Happy Birthday, Ina, and Best Wishes on Your Birthday, and For Many More To Come, Dear Lady and Friend! :love_heart:


----------



## applecruncher (Dec 4, 2015)

Happy Birthday, Ina! :flowers:


----------



## SifuPhil (Dec 4, 2015)




----------



## SeaBreeze (Dec 4, 2015)

Happy Birthday Ina, have a great day!


----------



## IKE (Dec 4, 2015)

Happy birthday to you.......happy birthday to you.......happy birthday deeeeeeeeeeear Ina.......happy birthday to you.

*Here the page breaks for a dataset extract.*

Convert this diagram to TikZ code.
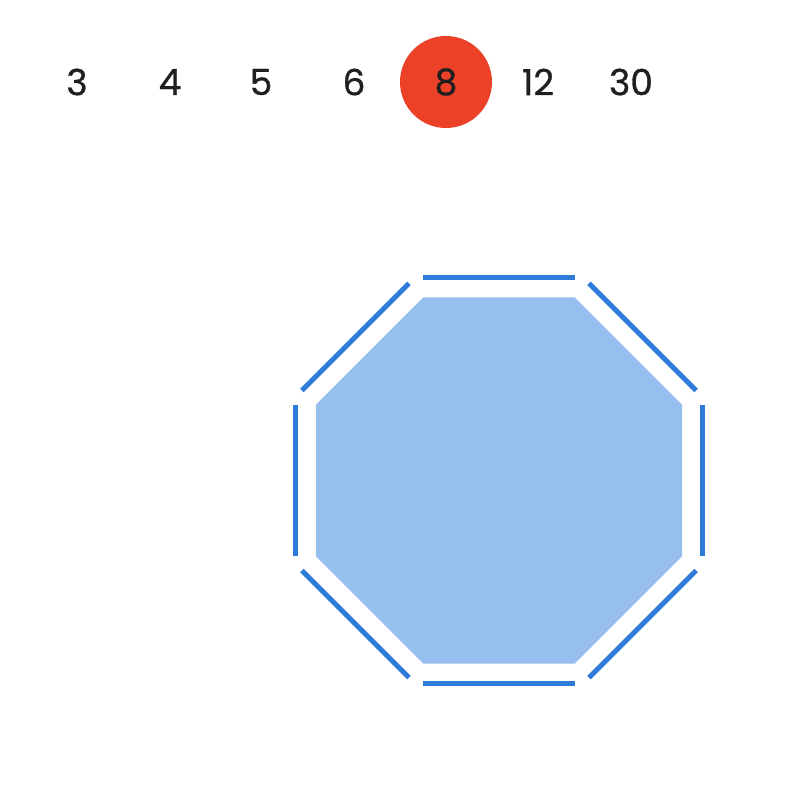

I sing pretty darn good huh ?


----------



## NancyNGA (Dec 4, 2015)

Happy Birthday!
:birthday:


----------



## Pappy (Dec 4, 2015)

Happy Birthday.


----------



## Pam (Dec 4, 2015)

*Happy birthday, Ina.*


----------



## Shalimar (Dec 4, 2015)

Happy birthday Ina, hope you have a lovely day!


----------



## Ina (Dec 4, 2015)

Thank you all for the beautiful birthday wishes, and @Pappy, I at first thought your message said Flappy Birthday.  Ha Ha !!


----------



## hollydolly (Dec 4, 2015)

*Happy Birthday Ina, hope you have a lovely day.. *


----------



## Ruthanne (Dec 4, 2015)




----------



## AprilT (Dec 4, 2015)

Happy Birthday to you Ina,


----------



## jujube (Dec 4, 2015)

Happy Birthday, Ina!


----------



## AZ Jim (Dec 4, 2015)

*Happy Birthday Ina.....*


----------



## Meanderer (Dec 4, 2015)

Flappy Birthday, Ina!


----------



## Kadee (Dec 4, 2015)

Happy Birthday Ina :bestwish: have a wonderfull day


----------



## Falcon (Dec 4, 2015)

Happy BD Ina.   :love_heart:


----------



## imp (Dec 4, 2015)

Belated, yes. Apologize. Best Wishes, Ina!   imp


----------



## chic (Dec 5, 2015)

Happy Birthday Ina. I apologize if I missed it. I hope your special day was a pleasant one.


----------



## RadishRose (Dec 5, 2015)

happy Birthday Ina!


----------